New Jersey’s Pension Fraud Hurts Investors, Taxpayers and Retirees
[Ed. note: New Seminal community member Lee A. Saunders is the Secretary-Treasurer of the American Federation of State, County, and Municipal Employees, AFL-CIO, which represents 1.6 million workers. He was elected at the union’s 39th International Convention in July 2010. Please extend him a warm welcome.]
Last week, the U.S. Securities and Exchange Commission did something it has never done before. It charged the state of New Jersey with fraudulently misleading investors about the health of the state’s pension plan. From 2001 to 2007, the SEC charged, the state gave out false information about the state’s retirement funds. They cooked the books. Now investors, taxpayers and retirees are left to clean up the mess.
Robert Khuzami, Director of the SEC’s Division of Enforcement, said: “The State of New Jersey didn’t give its municipal investors a fair shake, withholding and misrepresenting pertinent information about its financial situation.”

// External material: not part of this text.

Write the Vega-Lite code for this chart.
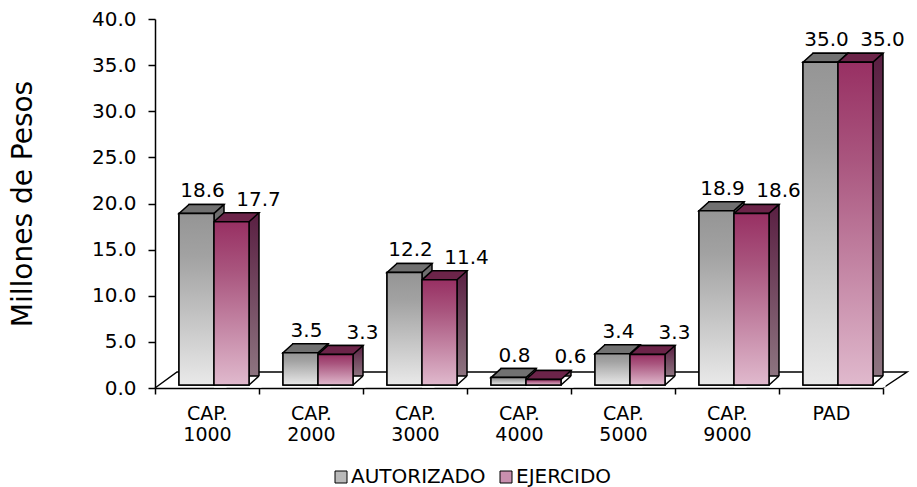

It is not just investors who are not getting a fair shake. Taxpayers and retirees are being abused as well. While the state failed to adequately invest in their retirement funds and misled investors, New Jersey’s public employees faithfully made their payments into the funds. Public employees in the Garden State contribute 5.5 percent of their compensation to their retirement fund, and earn an average annual benefit of $20,349.
Now the state’s policy of underfunding the retirement security of state employees has been exposed. As The Wall Street Journal noted this week: “The problems go back nearly 15 years, to when the then-relatively healthy state decided to borrow $2.8 billion and stick it in its pension funds in lieu of making contributions from tax revenues.”
The state compounded the problem by using accounting gimmicks, giving investors the false impression that everything was fine. And governors from both parties failed to make required payments into the funds. Earlier this year, for example, Governor Chris Christie failed to make the state’s required $3.1 billion payment.
No one should be surprised that New Jersey’s fraud against investors, retirees and taxpayers began with tax giveaways for the rich. Lost revenue from income tax cuts enacted from 1994 through 1996 – under GOP Governor Christine Todd Whitman – totaled $14 billion, and sales tax cuts totaled $10 billion. That’s more than enough to fill the hole in the state’s pension funds.
We have every right to be angry with irresponsible public officials in New Jersey. If anything, they got off the hook easy, with the SEC failing to name names or fine the officials who conducted the fraud. Sadly, other states have been just as irresponsible. Many have lost revenue by passing unwise tax cuts, then underfunded their pension plans and used accounting gimmicks to hide their inadequate investments. Investors, taxpayers and retirees all benefit when there is accountability and transparency in pension funds.